BC546, BC547, BC548, BC549, BC550, BC556, BC557, BC558, BC559, BC560 Transistors
They all basically come under one roof, but are the “brothers” and the “sisters” of BC547, with the latter being the most commonly used.
BC546, BC547, BC548, BC549 and BC550 are NPN types, while BC556, BC557, BC558, BC559 and BC560 are PNP types and form complementary pairs with the NPN type. You may refer to the article 100 Watt transistor amplifier to see an example of the role of complementary transistor pairs in making a particular circuit more efficient.
Other than being NPN and PNP types, the above groups also differ with their rating, so the data given here relates to many details of each device.
UCEO refers to the maximum potential difference that can be applied across the collector/emitter terminals of the particular transistors; as an example, BC547cannot hold more than 45 volts, therefore this voltage becomes its maximum safe operating voltage, which must be incorporated with its collector load.
I(max) is the maximum tolerable current that can loaded across the collector/emitter pin-outs of the devices. Here it’s 100 mA for all. Though, this value is the breakdown limit, above which the part may just burn off, it may be noticed that the transistors start heating up well inside the reach of this limit, probably around 70 mA. Thus it’s advised to operate them at around half the value of their individual I(max) ratings.
P(max) is the maximum power handling capacity of the devices, or the load rating which can be connected across its collector/emitter. This value quite corresponds to I(max) and are interconnected. P(max) here is 500 mW or half watt for the entire group.
The table also shows the respective hFE estimations, our BC547, in general may have hFE rated over 100, however the sub-categories with an extra suffix “B” or “C” indicate the device’s enhanced hFE ratings, so a BC547B may have hFE levels well above 200 and maximum up to 500, similarly a BC547C may begin with a level of 400 and cross well over 600.
An increase in the hFE level simply attributes the particular device with more sensitivity, which means it can be triggered with minute base currents, yet switch heavier loads across its collector.
The above criteria concerning a BC547 are the important ones and probably sufficient for helping new users during their construction projects, The following section shows some fundamental rules and hints apply these devices into simple electronic circuits.
As shown in the figure below, consider you have a single BC547 transistor. What could you build using it to make it perform something substantial? You will need to make an initial platform or a basic set-up and then make it work as desired.
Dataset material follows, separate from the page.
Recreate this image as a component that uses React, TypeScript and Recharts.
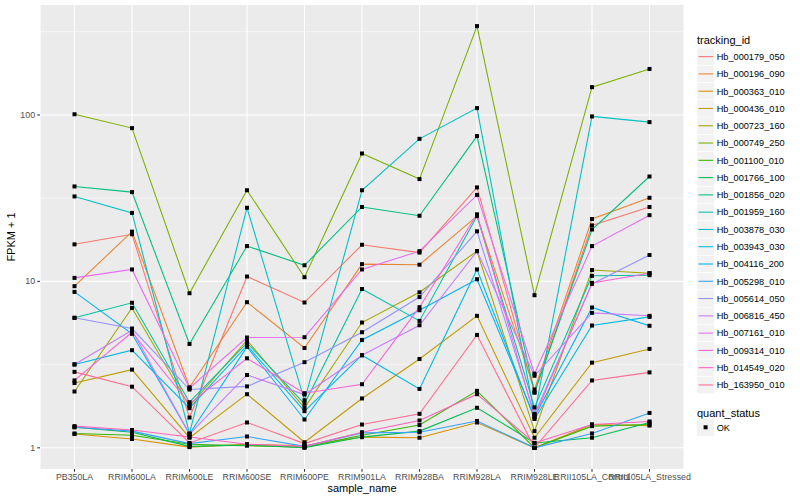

As shown in the figure, connect a resistor of some minimum safe value to the base of the transistor, say a 1 K resistor, this will ensure that at least the device cannot get damaged through its “base” pin-out, because the resistor will never allow the relevant currents to develop to dangerous levels across the vulnerable base/emitter junction of the transistor.
For testing the basic working pattern of the transistor, you would further need to fix a pot along the “base”, positive and the negative terminal.
Next, connect an LED and a resistor to the collector of the transistor, with the help of the diagram. The LED will provide you with immediate visual information regarding the happenings with the circuit. The collector resistor again ensures that the UCEO is kept within the specified limits, safeguarding the transistor as well as the LED.
Initially keep the pot’s knob somewhere at the midway of its rotation. Apply a DC potential across the shown terminals, and you will find the LED coming ON immediately. This happens because a small part of the voltage reaches the base of the transistor and switches ON its collector to ground and allows the voltage to complete, illuminating the LED.
Now adjusting the pot’s slider arm more towards the ground, you’ll find, makes the LED gradually dim, and ultimately switch OFF, at some particular point of the pot setting. This happens because the required magnitude of base potential, instead of reaching the transistor gets grounded through the pot.
This circuit uses an NPN transistor. With a PNP transistor (e.g. BC557), the conditions simply reverses, i.e. the transistor’s emitter connects to the positive, LED/resistor assembly connects across the collector and the ground, and, initially the LED remains switched OFF and gradually comes ON as the pot’s slider arm is gently moved more toward the ground and vice versa. That’s why a BC547 and BC557 are taken as complementary pairs having complementing reverse order performance.
Combining a couple of NPN or, NPN and PNP transistors, can be used for producing more interesting and complex circuit assemblies. If another NPN stage is introduced after the above discussed circuit (see figure), the circuit produces the opposite results: initially the LED remains switched but switches ON when the pot is moved in the above manner. However, here the switching transitions are quick with minimum hysteresis making the unit more accurate than a single transistor version.
A complementary pair circuit using PNP/NPN devices also presents us with some useful circuit arrangements. The above transistor features can be successfully implemented for many different circuit applications.